[Data listing]:
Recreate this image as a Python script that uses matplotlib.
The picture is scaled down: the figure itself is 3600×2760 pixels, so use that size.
==
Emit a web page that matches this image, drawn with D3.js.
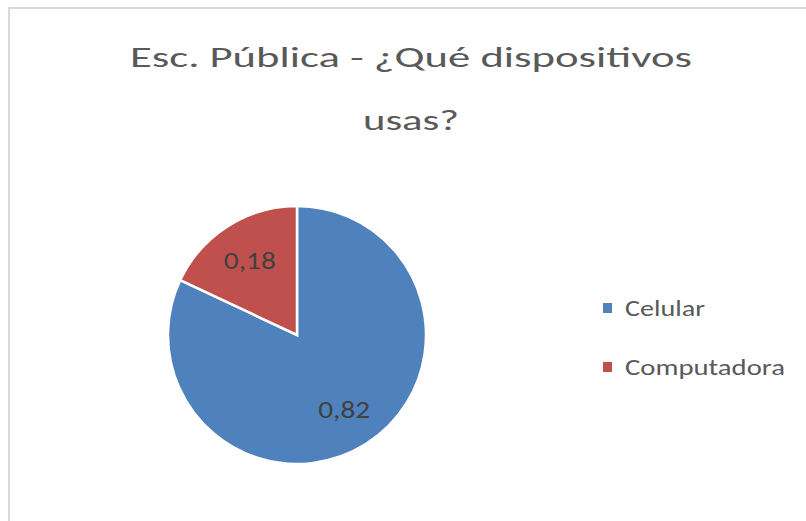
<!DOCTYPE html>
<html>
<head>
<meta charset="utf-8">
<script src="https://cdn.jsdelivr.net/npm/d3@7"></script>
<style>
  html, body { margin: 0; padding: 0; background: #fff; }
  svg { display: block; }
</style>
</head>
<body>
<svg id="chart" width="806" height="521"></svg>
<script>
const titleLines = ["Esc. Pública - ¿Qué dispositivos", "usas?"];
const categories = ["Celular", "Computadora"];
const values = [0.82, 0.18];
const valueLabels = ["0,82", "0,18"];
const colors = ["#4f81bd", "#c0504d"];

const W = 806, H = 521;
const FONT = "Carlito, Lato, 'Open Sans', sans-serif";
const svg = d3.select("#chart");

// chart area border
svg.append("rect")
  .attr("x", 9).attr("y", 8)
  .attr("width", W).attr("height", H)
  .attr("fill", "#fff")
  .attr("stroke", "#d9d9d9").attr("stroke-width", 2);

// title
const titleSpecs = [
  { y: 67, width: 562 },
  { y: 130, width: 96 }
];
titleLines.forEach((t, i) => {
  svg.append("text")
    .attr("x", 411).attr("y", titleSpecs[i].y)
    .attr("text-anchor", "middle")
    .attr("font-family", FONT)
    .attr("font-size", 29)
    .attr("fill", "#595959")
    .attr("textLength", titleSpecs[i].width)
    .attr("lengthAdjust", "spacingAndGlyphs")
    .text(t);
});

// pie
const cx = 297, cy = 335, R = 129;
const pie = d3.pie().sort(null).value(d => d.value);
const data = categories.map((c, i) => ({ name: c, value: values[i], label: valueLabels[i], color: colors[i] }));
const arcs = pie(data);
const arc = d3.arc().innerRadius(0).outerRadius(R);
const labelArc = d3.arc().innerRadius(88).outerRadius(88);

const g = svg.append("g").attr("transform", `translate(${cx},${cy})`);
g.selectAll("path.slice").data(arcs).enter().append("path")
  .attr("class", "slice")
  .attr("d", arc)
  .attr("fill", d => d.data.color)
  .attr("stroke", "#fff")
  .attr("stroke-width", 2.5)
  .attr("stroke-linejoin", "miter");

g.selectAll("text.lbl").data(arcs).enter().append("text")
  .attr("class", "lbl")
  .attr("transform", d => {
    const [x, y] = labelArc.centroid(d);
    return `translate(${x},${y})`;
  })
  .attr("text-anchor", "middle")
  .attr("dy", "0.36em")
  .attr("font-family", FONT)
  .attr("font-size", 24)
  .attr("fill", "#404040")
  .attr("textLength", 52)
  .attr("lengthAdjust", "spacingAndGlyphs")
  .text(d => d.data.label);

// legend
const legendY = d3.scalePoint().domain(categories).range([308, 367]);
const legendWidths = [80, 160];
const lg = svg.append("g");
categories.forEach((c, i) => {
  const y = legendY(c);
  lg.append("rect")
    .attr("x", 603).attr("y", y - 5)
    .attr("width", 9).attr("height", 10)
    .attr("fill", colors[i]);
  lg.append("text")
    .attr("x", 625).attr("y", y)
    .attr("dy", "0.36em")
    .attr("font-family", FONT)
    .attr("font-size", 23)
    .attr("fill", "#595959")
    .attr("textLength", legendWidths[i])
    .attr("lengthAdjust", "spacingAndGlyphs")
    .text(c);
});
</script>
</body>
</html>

[Given exercise]: Reproduce the lines exactly, taking as the first line the one with "Recreate this image" and as the last line the one with "The picture is", and include nothing else.

[Finished answer]:
Recreate this image as a Python script that uses matplotlib.
The picture is scaled down: the figure itself is 3600×2760 pixels, so use that size.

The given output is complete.